● **Requirements**
In the data below, find each line containing the string "seaborn" and return it.

● **Given material**
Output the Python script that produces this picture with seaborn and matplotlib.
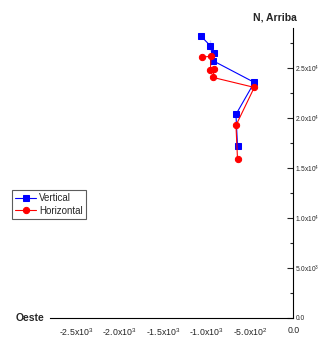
import numpy as np
import pandas as pd
import matplotlib
matplotlib.use("Agg")
import matplotlib.pyplot as plt
import seaborn as sns
from matplotlib.ticker import FixedLocator, MultipleLocator

# datos
vert_x = [-1060, -953, -953, -910, -925, -449, -660, -642]
vert_y = [28130, 27730, 26630, 26470, 25700, 23530, 20330, 17170]
horiz_x = [-1052, -948, -953, -907, -925, -449, -660, -642]
horiz_y = [26070, 26130, 24800, 24900, 24030, 23030, 19230, 15870]

x_ticks = [-2500, -2000, -1500, -1000, -500, 0]
x_labels = ["-2.5x10$^3$", "-2.0x10$^3$", "-1.5x10$^3$", "-1.0x10$^3$", "-5.0x10$^2$", "0.0"]
y_ticks = [0, 5000, 10000, 15000, 20000, 25000]
y_labels = ["0.0", "5.0x10$^3$", "1.0x10$^4$", "1.5x10$^4$", "2.0x10$^4$", "2.5x10$^4$"]

sns.set_style("white")
plt.rcParams['font.family'] = ['Liberation Sans', 'DejaVu Sans']
plt.rcParams['mathtext.fontset'] = 'custom'
plt.rcParams['mathtext.rm'] = 'Liberation Sans'

fig = plt.figure(figsize=(3.21, 3.42), dpi=100)
ax = fig.add_axes([50 / 321, (342 - 317.7) / 342, (293.3 - 50) / 321, (317.7 - 27.7) / 342])

df_v = pd.DataFrame({'x': vert_x, 'y': vert_y})
df_h = pd.DataFrame({'x': horiz_x, 'y': horiz_y})
sns.lineplot(data=df_v, x='x', y='y', sort=False, color='blue', marker='s', markersize=4.5,
             markeredgecolor='blue', linewidth=0.8, label='Vertical', ax=ax, legend=False)
sns.lineplot(data=df_h, x='x', y='y', sort=False, color='red', marker='o', markersize=4.5,
             markeredgecolor='red', linewidth=0.8, label='Horizontal', ax=ax, legend=False)

ax.set_xlim(-2800, 0)
ax.set_ylim(0, 29000)
ax.set_xlabel('')
ax.set_ylabel('')

for s in ['top', 'left']:
    ax.spines[s].set_visible(False)
for s in ['bottom', 'right']:
    ax.spines[s].set_color('black')
    ax.spines[s].set_linewidth(0.8)

ax.yaxis.tick_right()
ax.xaxis.set_major_locator(FixedLocator(x_ticks))
ax.xaxis.set_minor_locator(MultipleLocator(250))
ax.set_xticklabels(x_labels)
ax.yaxis.set_major_locator(FixedLocator(y_ticks))
ax.yaxis.set_minor_locator(MultipleLocator(2500))
ax.set_yticklabels(y_labels)

ax.tick_params(axis='x', which='major', direction='out', length=4, width=0.8, labelsize=6.3, pad=2)
ax.tick_params(axis='x', which='minor', direction='out', length=2.5, width=0.8)
ax.tick_params(axis='y', which='major', direction='in', length=4, width=0.8, labelsize=4.8, pad=1.5,
               left=False, right=True)
ax.tick_params(axis='y', which='minor', direction='in', length=2.5, width=0.8, left=False, right=True)

fig.text(275 / 321, 1 - 17 / 342, 'N, Arriba', fontsize=7.5, fontweight='bold', ha='center', va='center')
fig.text(30 / 321, 1 - 318 / 342, 'Oeste', fontsize=7.5, fontweight='bold', ha='center', va='center')

h, l = ax.get_legend_handles_labels()
leg = fig.legend(h, l, loc='upper left', bbox_to_anchor=(12 / 321, 1 - 190 / 342), fontsize=7,
                 frameon=True, fancybox=False, handlelength=2.2, handletextpad=0.3,
                 borderpad=0.3, labelspacing=0.3, borderaxespad=0)
leg.get_frame().set_edgecolor('#333333')
leg.get_frame().set_linewidth(0.8)

fig.savefig('out.png', dpi=100)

● **Result**
Output the Python script that produces this picture with seaborn and matplotlib.
import seaborn as sns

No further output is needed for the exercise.